Terör örgütünün tehditlerine maruz kalan, bunun için koruma bulundurmak zorunda olan Kürt aydını Orhan Miroğlu, Taraf'tan Cihan Keyif'e verdiği mülakatta "Umut, BDP'nin KCK'leşmesinde değil, KCK'nin BDP'leşmesindedir" diyor. Kürt siyasetinin PKK'ya karşı özerkleşmesinden söz ediyor. "Şiddet ve silah ne devlet ne de PKK ve Kürtler için bir sigorta değildir" diyor.
Tabii, Orhan Miroğlu'nun durduğu bir yer var, diyelim Zana ve Demirtaş'ın durduğu bir yer var.

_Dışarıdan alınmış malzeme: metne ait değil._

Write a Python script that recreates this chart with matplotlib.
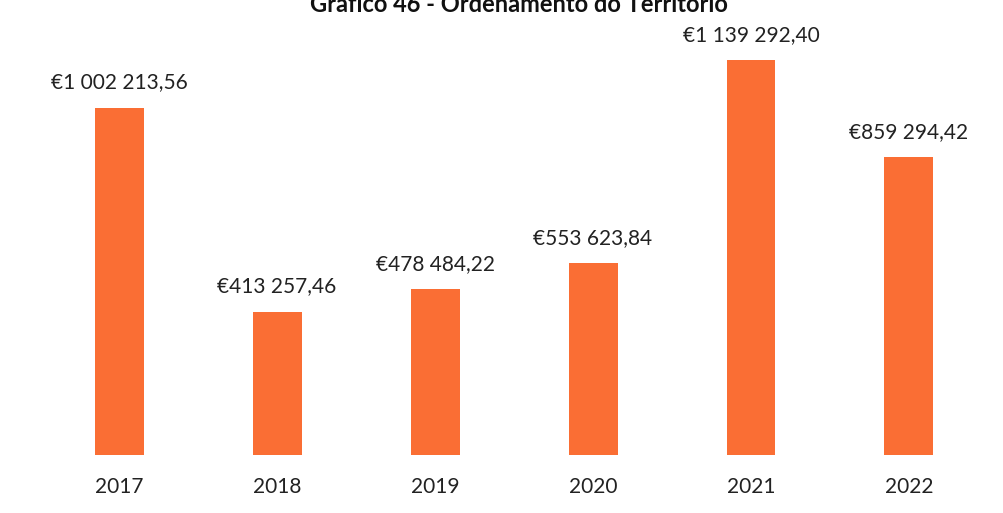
import numpy as np
import matplotlib.pyplot as plt

anos = ['2017', '2018', '2019', '2020', '2021', '2022']
valores = [1002213.56, 413257.46, 478484.22, 553623.84, 1139292.40, 859294.42]
titulo = 'Gráfico 46 - Ordenamento do Território'

cor = '#FA6E34'
fonte = ['Lato', 'DejaVu Sans']


def formatar(v):
    inteiro, dec = f'{v:,.2f}'.split('.')
    return '€' + inteiro.replace(',', ' ') + ',' + dec


fig = plt.figure(figsize=(10.04, 5.13), dpi=100)
ax = fig.add_axes([0.04, 0.113, 0.944, 0.848])

x = np.arange(len(anos))
barras = ax.bar(x, valores, width=0.31, color=cor)

for b, v in zip(barras, valores):
    ax.annotate(formatar(v), (b.get_x() + b.get_width() / 2, v),
                xytext=(0, 11), textcoords='offset points', ha='center', va='bottom',
                fontsize=15, family=fonte, color='#222222')

ax.set_xlim(-0.5, len(anos) - 0.5)
ax.set_ylim(0, 1255000)
ax.set_xticks(x)
ax.set_xticklabels(anos, fontsize=15, family=fonte, color='#222222')
ax.tick_params(axis='x', length=0, pad=16)
ax.set_yticks([])
for s in ax.spines.values():
    s.set_visible(False)

fig.text(0.517, 0.977, titulo, ha='center', va='baseline', fontsize=17,
         fontweight='bold', family=fonte, color='#111111')

fig.savefig('out.png', dpi=100)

Yine PKK tarafından dağa kaçırılmış, bir askeri operasyonda can vermiş oğlu için evine Türk bayrağı asan Kürt baba Mehmet Arslan'ın ya da AK Parti'ye oy veren milyonlarca Kürt'ün de durduğu bir yer var.
Aslında daha da derin farklılıklar söz konusu silah meselesinde.
Mesela Orhan Miroğlu, söz konusu mülakatta bir komutanın 2004 öncesinde İmralı'ya gidip Öcalan'a "Devlet sizi bu yoğunlukta bir savaşla ciddiye almaz, savaşı sertleştirmeniz gerekli" dediğini naklediyor. Buna göre silahın ve şiddetin arkasında, sadece "Kürt iradesi" yok.
Bu ilişki epeyce bir zamandır biliniyor ve Türk-Kürt kamuoyunda tedavül ediyor.
Belli ki PKK, KCK, BDP cenahı, bu bilgiyi duymazlıktan, görmezlikten geliyor. Çünkü "Önder ne yapsa yeridir" kutsaması söz konusu...
Bu durumda silahla ilişkinin de netleşmesi gerekiyor, kafaların da... Yoksa silahla oynamak bela getirmeye devam edecek.